The Africa Online Safety Fund was created to support innovative ideas around privacy, trust and safety for families online across sub-Saharan Africa. It is administered by Impact Amplifier on behalf of

Funds are being distributed in two categories, being transformative and catalytic. Transformative grants are a maximum of USD$100 000 and are aimed at projects that provide larger and scalable solutions across multiple geographies and / or potentially large numbers of beneficiaries.

Catalytic grants, of a maximum of USD$10 000, target smaller, potentially local or culturally specific projects.

Applications were open from Friday, 17 July to Friday, 21 August 2020 to social enterprises, public sector or public benefit organisations (but not individuals) throughout Africa.

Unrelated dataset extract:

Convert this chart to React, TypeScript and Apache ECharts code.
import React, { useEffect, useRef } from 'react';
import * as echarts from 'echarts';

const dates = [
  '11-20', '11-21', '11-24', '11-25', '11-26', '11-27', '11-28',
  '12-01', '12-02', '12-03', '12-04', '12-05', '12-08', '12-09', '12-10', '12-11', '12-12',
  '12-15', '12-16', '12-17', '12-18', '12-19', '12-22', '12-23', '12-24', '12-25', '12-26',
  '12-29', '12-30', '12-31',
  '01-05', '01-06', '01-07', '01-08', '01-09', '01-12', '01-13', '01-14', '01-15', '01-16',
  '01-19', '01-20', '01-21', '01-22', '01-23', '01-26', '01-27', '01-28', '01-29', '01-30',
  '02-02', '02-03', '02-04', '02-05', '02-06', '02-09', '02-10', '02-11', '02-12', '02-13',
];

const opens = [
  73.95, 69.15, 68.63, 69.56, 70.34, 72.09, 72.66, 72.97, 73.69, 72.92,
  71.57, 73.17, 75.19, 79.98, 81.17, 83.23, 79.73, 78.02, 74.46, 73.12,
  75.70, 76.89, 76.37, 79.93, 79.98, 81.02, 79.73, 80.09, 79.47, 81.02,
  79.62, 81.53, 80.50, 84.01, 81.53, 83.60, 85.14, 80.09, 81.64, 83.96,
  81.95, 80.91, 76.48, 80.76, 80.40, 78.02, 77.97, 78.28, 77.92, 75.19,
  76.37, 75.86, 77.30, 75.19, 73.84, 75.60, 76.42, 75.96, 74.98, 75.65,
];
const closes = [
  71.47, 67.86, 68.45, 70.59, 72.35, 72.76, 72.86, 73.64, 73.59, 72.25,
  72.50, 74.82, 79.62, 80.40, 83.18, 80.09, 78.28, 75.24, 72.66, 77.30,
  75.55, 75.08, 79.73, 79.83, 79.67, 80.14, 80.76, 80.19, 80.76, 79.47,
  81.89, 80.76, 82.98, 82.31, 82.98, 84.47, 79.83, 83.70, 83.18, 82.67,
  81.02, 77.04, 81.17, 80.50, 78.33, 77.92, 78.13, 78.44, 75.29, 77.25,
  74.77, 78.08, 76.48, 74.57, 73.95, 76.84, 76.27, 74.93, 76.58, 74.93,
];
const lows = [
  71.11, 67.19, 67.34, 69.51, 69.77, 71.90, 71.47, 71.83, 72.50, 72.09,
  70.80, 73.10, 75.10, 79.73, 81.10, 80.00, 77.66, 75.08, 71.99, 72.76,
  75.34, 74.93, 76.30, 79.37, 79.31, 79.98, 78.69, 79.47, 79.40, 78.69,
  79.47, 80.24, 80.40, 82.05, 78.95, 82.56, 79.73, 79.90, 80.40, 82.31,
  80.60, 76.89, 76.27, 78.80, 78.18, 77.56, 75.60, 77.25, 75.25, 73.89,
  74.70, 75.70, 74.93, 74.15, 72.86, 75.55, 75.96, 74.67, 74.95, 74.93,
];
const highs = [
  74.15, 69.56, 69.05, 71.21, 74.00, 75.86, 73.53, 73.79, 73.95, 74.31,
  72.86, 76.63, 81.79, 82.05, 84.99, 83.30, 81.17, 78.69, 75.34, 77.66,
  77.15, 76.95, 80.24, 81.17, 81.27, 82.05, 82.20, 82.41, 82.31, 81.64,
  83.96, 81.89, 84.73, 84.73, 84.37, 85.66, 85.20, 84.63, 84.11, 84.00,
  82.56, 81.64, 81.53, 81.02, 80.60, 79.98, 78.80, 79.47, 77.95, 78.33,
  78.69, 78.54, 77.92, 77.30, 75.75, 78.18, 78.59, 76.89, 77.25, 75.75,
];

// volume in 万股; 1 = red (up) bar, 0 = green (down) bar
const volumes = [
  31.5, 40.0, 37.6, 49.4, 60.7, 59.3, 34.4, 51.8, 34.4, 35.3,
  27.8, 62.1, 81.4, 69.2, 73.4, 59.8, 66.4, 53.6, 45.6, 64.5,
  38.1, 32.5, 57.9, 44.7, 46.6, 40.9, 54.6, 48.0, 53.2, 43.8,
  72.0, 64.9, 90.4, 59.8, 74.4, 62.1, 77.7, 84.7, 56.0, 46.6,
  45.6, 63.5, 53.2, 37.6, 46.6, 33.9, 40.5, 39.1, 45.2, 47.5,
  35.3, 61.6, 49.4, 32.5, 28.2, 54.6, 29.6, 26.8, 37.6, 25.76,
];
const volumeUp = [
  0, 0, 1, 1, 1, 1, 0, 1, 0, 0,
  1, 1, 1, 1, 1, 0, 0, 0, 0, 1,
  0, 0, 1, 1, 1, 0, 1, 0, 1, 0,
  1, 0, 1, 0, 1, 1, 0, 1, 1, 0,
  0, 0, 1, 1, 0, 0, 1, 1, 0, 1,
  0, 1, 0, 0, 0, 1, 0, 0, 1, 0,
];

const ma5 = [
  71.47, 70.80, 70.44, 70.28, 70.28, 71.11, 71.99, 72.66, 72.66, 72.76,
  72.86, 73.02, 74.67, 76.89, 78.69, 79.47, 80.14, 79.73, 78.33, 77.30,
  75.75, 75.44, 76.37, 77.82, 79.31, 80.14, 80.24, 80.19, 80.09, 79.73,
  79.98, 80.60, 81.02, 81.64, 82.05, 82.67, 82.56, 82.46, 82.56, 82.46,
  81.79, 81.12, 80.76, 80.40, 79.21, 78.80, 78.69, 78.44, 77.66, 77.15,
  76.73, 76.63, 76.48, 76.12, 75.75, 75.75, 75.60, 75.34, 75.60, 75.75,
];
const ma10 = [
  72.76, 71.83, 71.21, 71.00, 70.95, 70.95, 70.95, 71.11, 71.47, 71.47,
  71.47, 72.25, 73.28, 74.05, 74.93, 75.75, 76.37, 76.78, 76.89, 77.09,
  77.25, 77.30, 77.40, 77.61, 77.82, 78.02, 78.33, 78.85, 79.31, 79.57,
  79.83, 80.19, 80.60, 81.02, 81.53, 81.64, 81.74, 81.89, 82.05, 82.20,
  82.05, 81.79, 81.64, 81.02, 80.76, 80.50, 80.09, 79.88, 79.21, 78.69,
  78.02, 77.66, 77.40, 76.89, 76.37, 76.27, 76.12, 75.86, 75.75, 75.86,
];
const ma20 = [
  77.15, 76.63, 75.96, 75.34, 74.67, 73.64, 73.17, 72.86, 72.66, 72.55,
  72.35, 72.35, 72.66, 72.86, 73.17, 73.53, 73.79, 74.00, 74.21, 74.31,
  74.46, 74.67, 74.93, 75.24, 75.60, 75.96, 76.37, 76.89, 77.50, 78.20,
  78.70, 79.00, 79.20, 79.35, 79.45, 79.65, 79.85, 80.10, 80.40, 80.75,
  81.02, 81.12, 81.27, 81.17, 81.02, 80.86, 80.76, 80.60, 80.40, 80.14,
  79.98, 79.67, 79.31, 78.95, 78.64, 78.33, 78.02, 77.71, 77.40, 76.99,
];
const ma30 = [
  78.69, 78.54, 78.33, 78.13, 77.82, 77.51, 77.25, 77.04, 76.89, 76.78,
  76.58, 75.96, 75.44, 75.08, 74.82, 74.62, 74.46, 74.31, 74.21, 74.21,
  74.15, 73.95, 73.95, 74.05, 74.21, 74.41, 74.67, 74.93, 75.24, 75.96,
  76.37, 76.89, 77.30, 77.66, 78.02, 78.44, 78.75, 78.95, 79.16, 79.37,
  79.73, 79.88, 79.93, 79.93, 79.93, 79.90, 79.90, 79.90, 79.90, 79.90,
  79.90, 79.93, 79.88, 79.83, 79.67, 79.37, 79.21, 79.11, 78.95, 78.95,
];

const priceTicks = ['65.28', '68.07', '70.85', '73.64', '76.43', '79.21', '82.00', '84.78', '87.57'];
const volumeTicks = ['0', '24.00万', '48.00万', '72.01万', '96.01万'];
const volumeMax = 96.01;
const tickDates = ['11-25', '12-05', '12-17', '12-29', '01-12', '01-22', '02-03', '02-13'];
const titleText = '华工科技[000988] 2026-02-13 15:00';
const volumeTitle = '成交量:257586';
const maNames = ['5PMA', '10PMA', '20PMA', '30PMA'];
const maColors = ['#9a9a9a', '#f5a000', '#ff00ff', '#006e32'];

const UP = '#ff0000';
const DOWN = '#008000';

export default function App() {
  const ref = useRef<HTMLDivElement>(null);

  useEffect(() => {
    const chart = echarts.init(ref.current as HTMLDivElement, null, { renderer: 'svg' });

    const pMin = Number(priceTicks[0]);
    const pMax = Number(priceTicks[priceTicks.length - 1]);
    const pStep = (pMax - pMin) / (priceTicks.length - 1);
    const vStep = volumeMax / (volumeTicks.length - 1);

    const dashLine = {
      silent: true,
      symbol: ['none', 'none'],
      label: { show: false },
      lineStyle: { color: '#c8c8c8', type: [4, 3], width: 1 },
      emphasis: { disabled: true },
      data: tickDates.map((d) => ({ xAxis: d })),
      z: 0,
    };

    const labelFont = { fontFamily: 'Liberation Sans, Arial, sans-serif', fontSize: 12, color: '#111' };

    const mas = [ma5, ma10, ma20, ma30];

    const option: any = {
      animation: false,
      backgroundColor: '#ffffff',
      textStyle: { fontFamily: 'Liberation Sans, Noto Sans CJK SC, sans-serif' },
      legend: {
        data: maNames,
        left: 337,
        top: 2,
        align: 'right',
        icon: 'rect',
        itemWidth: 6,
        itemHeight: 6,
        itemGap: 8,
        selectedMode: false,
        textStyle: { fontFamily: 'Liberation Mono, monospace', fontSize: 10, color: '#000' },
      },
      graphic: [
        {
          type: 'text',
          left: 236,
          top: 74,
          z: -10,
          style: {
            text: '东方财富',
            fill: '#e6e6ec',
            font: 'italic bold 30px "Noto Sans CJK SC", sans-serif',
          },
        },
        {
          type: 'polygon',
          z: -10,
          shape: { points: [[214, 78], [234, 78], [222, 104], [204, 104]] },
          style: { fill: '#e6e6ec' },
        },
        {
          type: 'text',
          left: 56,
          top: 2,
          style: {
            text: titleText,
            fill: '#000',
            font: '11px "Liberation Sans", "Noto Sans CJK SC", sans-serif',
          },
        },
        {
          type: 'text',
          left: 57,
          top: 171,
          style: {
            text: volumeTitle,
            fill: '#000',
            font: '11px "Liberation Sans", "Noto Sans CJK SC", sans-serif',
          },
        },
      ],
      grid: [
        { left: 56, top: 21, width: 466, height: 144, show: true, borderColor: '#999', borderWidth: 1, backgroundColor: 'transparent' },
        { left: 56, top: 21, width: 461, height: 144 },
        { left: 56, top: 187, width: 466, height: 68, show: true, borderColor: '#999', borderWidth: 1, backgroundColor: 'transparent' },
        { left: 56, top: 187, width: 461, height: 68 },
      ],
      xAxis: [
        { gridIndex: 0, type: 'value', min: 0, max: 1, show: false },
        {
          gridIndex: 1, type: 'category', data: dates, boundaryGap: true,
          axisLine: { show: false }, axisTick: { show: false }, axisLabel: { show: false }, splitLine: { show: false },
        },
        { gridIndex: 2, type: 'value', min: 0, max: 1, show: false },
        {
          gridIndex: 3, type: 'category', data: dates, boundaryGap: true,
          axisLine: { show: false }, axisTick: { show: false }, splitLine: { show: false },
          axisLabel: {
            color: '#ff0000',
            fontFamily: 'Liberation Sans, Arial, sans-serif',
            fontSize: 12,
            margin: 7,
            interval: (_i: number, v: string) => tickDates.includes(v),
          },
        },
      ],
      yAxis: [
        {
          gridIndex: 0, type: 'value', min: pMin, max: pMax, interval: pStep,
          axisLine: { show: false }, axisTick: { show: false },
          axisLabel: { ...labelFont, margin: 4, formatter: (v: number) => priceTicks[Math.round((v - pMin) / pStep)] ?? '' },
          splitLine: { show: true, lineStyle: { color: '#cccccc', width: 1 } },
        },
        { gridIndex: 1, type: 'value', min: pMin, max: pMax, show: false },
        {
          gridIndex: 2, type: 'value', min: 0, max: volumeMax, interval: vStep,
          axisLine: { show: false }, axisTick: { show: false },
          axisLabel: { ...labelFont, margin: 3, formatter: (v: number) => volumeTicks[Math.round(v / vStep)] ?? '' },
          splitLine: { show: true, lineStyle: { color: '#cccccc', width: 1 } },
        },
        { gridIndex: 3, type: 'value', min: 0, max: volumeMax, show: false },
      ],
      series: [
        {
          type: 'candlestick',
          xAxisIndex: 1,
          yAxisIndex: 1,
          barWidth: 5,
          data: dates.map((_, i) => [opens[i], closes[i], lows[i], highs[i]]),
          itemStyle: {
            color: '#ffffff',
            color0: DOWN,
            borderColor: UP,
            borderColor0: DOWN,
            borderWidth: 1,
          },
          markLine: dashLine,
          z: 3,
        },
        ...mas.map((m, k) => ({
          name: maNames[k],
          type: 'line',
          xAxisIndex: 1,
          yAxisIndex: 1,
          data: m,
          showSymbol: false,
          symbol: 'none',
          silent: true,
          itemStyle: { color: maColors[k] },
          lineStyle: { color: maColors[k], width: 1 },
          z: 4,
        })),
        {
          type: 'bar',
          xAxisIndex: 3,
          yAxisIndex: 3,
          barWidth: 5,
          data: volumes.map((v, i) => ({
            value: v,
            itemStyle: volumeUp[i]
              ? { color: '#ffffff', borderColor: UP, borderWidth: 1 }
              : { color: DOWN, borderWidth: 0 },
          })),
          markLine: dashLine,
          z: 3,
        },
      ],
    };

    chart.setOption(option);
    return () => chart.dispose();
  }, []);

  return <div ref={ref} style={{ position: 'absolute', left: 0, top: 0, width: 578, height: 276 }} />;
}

The primary criteria used to select successful applications included their:
  • innovation and replication
  • social impact
  • potential for success
  • management team
  • financial efficiency, and
  • sustainability.
Following the funding award, finalists will undergo a mentoring process to develop and implement the winning solutions in the regions (and where applicable across Africa) in order to combat socio-economic and political security and safety threats.

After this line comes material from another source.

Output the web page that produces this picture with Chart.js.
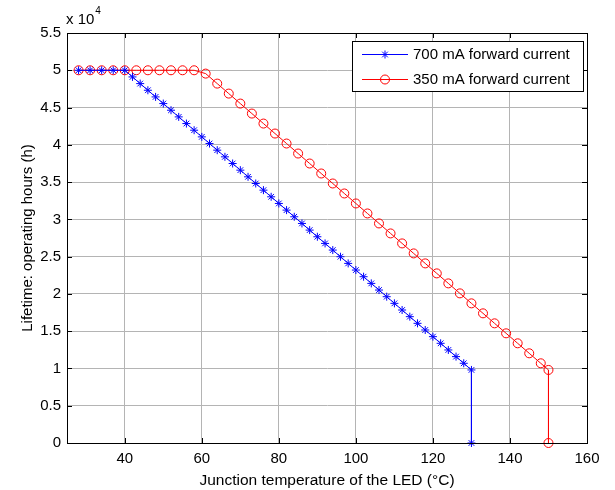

The finalists include 26 organisations across the region (17 catalytic and eight transformative) working on a range of projects that focus on online safety for children, their families and schools. It also includes small-to-medium businesses, anti-terrorism intiatives focused on young people and combating mis- and disinformation.

The South African grant awardees and their projects are the following:

  • Dream Factory Foundation: Combines online educational programmes through edutainment and train-the-trainer workshops with telehealth counselling services for young people, teachers and parents, and
  • The Centre for Analytics and Behavioural Change: Develops and disseminates content that counters mis / disinformation about the Covid-19 pandemic, and exposes manipulation networks that promote hate.
  • Endcode: Creates a framework and guidelines for defining age-appropriate online services.
  • Fundanii: Trains teachers and students and integrates online safety into the digital literacy curriculum of a primary school district.
  • Global Leading Light Initiatives: Facilitates student-driven and culturally inclusive Internet safety education and awareness activities to empower young people, teachers and parents, and
  • Media Monitoring Africa: Creates and distributes educational online comic strips as a means to teach children how to critically decipher information and discern between credible news and disinformation.
The full list of awardees is on the Google blog here.

"Google is committed to safety and privacy across the Internet," says Yolanda Mlonzi, senior analyst of public policy and government relations at Google Africa.

"It's essential that people have the skills they need to stay safe online. The fund is designed to reach children, families and other Internet users across the region with tools and resources that will help to protect them from online security threats, explore the web with confidence and harness all the benefits the internet can provide," adds Mlonzi.

Google has also announced the launch of the next cohort of Web Rangers, an international digital and media literacy programme designed to empower young people with critical skills on how to use the Internet and social media responsibly and confidently.

"This year, we aim to train 300 Web Rangers from across all nine provinces. These Web Rangers will be between the ages of 12 and 17 years old from both primary and high schools. We are excited to welcome these digital citizens who will learn how to use the Internet responsibly," Mlonzi concludes.